Die Führungskrise wirft die Frage auf, wie sich ein Unternehmen mit mehr als 100 Werken, einem Umsatz von 200 Milliarden Euro und mehr als einer halben Million Mitarbeiter steuern lässt. Deutlich geworden ist, dass vor allem bei der Kernmarke VW umgesteuert werden muss, der Säule des Konzerns, die zu wenig Geld verdient. VW macht zu viel selbst, macht es zu kompliziert und zu teuer. Verkauft werden Autos, für die niemand einen Premium-Preis bezahlen will – anders als bei BMW und Mercedes. Erst recht nicht, wenn die gleiche Technik noch preiswerter bei der VW-Tochter Skoda zu bekommen ist.
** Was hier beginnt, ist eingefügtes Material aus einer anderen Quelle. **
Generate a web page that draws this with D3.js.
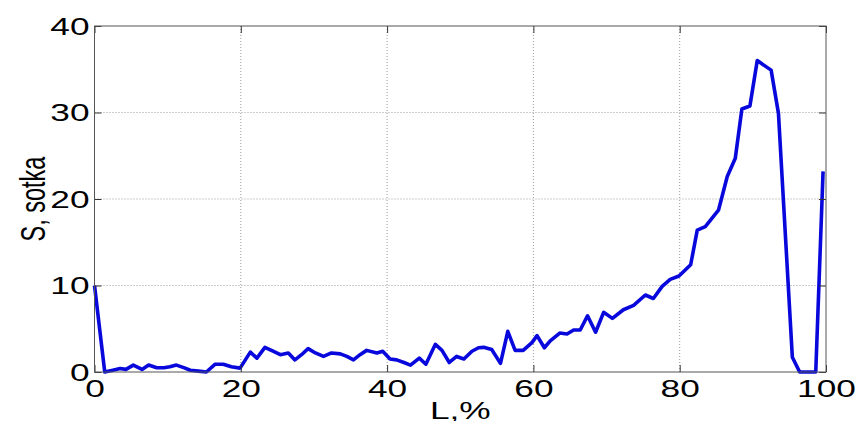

Damit steht der Standort Deutschland mit 270.000 Beschäftigten ganz oben auf der Aufgabenliste. Winterkorn wird die Zuständigkeit für die Marke VW an den ehemaligen BMW-Manager Herbert Diess abgeben – einen kompromisslosen Optimierer. Die Arbeitnehmer und ihr mächtiger Betriebsrat, das Land Niedersachsen – all jene, die man heute auf der Seite der Sieger wähnt –, könnten morgen Verlierer sein, wenn VW sparen muss. Schließlich gibt es auch in den USA und China viel zu tun. Es wird unruhig bleiben bei Volkswagen – auch nach dem vorläufigen Ende des Piëch-Dramas.